Frequently Asked Questions

How many customer segments should a Shopify store have?

Start with five to eight segments focused on clear commercial actions: new customers, one-time buyers, repeat customers, VIPs, at-risk, and lapsed. More segments are only worthwhile if you have the capacity to create genuinely different campaigns for each one. A segment with no corresponding campaign is just unused data. Build what you will actually use.

Do I need Klaviyo to segment Shopify customers effectively?

No. Shopify's native segment builder is capable of creating all the core segments described here, and they can be used with Shopify Email for basic campaigns. However, Klaviyo adds significant value: behavioural filters based on email engagement, predictive analytics, flow-based automation triggered by segment entry, and cross-channel targeting (email and SMS together). For merchants treating email as a serious revenue channel, Klaviyo is worth the investment.

What is the difference between a Shopify segment and a Klaviyo list?

A Shopify segment is a dynamic group of customers based on Shopify purchase and profile data, and it updates in real time. A Klaviyo list is a group of contacts based on email engagement, subscription status, and profile properties. When synced via the native integration, Shopify segments flow into Klaviyo as dynamic segments that update automatically. Use Shopify segments for purchase-behaviour targeting and Klaviyo lists for engagement-based targeting.

What data do I need before I can start segmenting?

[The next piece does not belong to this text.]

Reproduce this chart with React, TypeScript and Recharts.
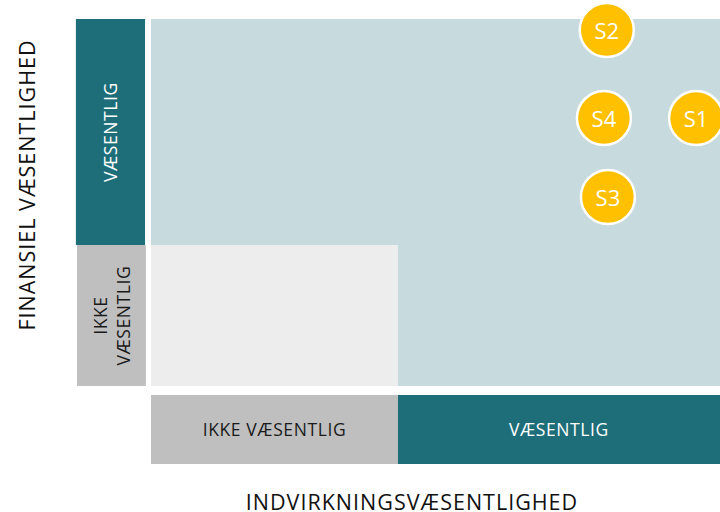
import React from 'react';
import { ScatterChart, Scatter, XAxis, YAxis, ReferenceArea } from 'recharts';

// Topics plotted on the materiality matrix
const topicLabels = ['S1', 'S2', 'S3', 'S4'];
const impactScores = [95.8, 80.1, 80.3, 79.6];
const financialScores = [73.0, 97.0, 51.5, 73.0];

// Thresholds (data units) separating "ikke væsentlig" / "væsentlig"
const impactThreshold = 43.4;
const financialThreshold = 38.4;

// Axis and category texts
const xAxisTitle = 'INDVIRKNINGSVÆSENTLIGHED';
const yAxisTitle = 'FINANSIEL VÆSENTLIGHED';
const materialLabel = 'VÆSENTLIG';
const notMaterialLabel = 'IKKE VÆSENTLIG';

const data = topicLabels.map((label, i) => ({
  label,
  impact: impactScores[i],
  financial: financialScores[i],
}));

const FONT = '"Open Sans", Lato, sans-serif';
const TEAL = '#1e6e79';
const GRAY = '#bfbfbf';
const LIGHT_BLUE = '#c7dbdf';
const LIGHT_GRAY = '#ededed';
const YELLOW = '#ffc000';

const Bubble = (props: any) => {
  const { cx, cy, payload } = props;
  return (
    <g>
      <circle cx={cx} cy={cy} r={27} fill={YELLOW} stroke="#ffffff" strokeWidth={2.5} />
      <text
        x={cx}
        y={cy}
        textAnchor="middle"
        dominantBaseline="central"
        fill="#ffffff"
        fontSize={22}
        fontFamily={FONT}
      >
        {payload.label}
      </text>
    </g>
  );
};

const boxLabel = (lines: string[], color: string, rotate: boolean, size = 17.5) => (props: any) => {
  const vb = props.viewBox || {};
  const cx = vb.x + vb.width / 2;
  const cy = vb.y + vb.height / 2;
  const lh = size * 1.35;
  const start = -((lines.length - 1) * lh) / 2;
  return (
    <g transform={rotate ? `rotate(-90, ${cx}, ${cy})` : undefined}>
      <text
        x={cx}
        y={cy}
        textAnchor="middle"
        fill={color}
        fontSize={size}
        letterSpacing={0.6}
        fontFamily={FONT}
      >
        {lines.map((l, i) => (
          <tspan key={i} x={cx} y={cy + start + i * lh} dominantBaseline="central">
            {l}
          </tspan>
        ))}
      </text>
    </g>
  );
};

const xTitle = (props: any) => {
  const vb = props.viewBox || {};
  return (
    <text
      x={412}
      y={vb.y + 124}
      textAnchor="middle"
      fill="#111"
      fontSize={21.5}
      letterSpacing={1}
      fontFamily={FONT}
    >
      {xAxisTitle}
    </text>
  );
};

const yTitle = () => {
  const cx = 26;
  const cy = 185;
  return (
    <text
      x={cx}
      y={cy}
      transform={`rotate(-90, ${cx}, ${cy})`}
      textAnchor="middle"
      dominantBaseline="central"
      fill="#111"
      fontSize={21.5}
      letterSpacing={1}
      fontFamily={FONT}
    >
      {yAxisTitle}
    </text>
  );
};

export default function App() {
  return (
    <div style={{ position: 'absolute', left: 0, top: 0, width: 720, height: 512, background: '#fff' }}>
      <ScatterChart width={720} height={512} margin={{ top: 19, right: 0, bottom: 0, left: 0 }}>
        <XAxis
          type="number"
          dataKey="impact"
          domain={[0, 100]}
          height={126}
          tick={false}
          axisLine={false}
          tickLine={false}
          label={{ content: xTitle }}
        />
        <YAxis
          type="number"
          dataKey="financial"
          domain={[0, 100]}
          width={151}
          tick={false}
          axisLine={false}
          tickLine={false}
          label={{ content: yTitle }}
        />
        <ReferenceArea x1={0} x2={100} y1={0} y2={100} fill={LIGHT_BLUE} fillOpacity={1} ifOverflow="visible" />
        <ReferenceArea
          x1={0}
          x2={impactThreshold}
          y1={0}
          y2={financialThreshold}
          fill={LIGHT_GRAY}
          fillOpacity={1}
          ifOverflow="visible"
        />
        <ReferenceArea
          x1={-13.2}
          x2={-1.05}
          y1={financialThreshold}
          y2={100}
          fill={TEAL}
          fillOpacity={1}
          ifOverflow="visible"
          label={{ content: boxLabel([materialLabel], '#ffffff', true) }}
        />
        <ReferenceArea
          x1={-13.0}
          x2={-0.9}
          y1={0}
          y2={financialThreshold}
          fill={GRAY}
          fillOpacity={1}
          ifOverflow="visible"
          label={{ content: boxLabel(['IKKE', 'VÆSENTLIG'], '#1a1a1a', true) }}
        />
        <ReferenceArea
          x1={0}
          x2={impactThreshold}
          y1={-21.25}
          y2={-2.45}
          fill={GRAY}
          fillOpacity={1}
          ifOverflow="visible"
          label={{ content: boxLabel([notMaterialLabel], '#1a1a1a', false) }}
        />
        <ReferenceArea
          x1={impactThreshold}
          x2={100}
          y1={-21.25}
          y2={-2.45}
          fill={TEAL}
          fillOpacity={1}
          ifOverflow="visible"
          label={{ content: boxLabel([materialLabel], '#ffffff', false) }}
        />
        <Scatter data={data} shape={<Bubble />} isAnimationActive={false} />
      </ScatterChart>
    </div>
  );
}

For basic segmentation, you only need what Shopify collects automatically: order history, order dates, order values, and products purchased. This is available from your first sale. For more advanced personalisation, such as browsing behaviour or email engagement segmentation, you need Klaviyo or a similar platform connected to your store. Start with purchase data and add sophistication as your customer base grows.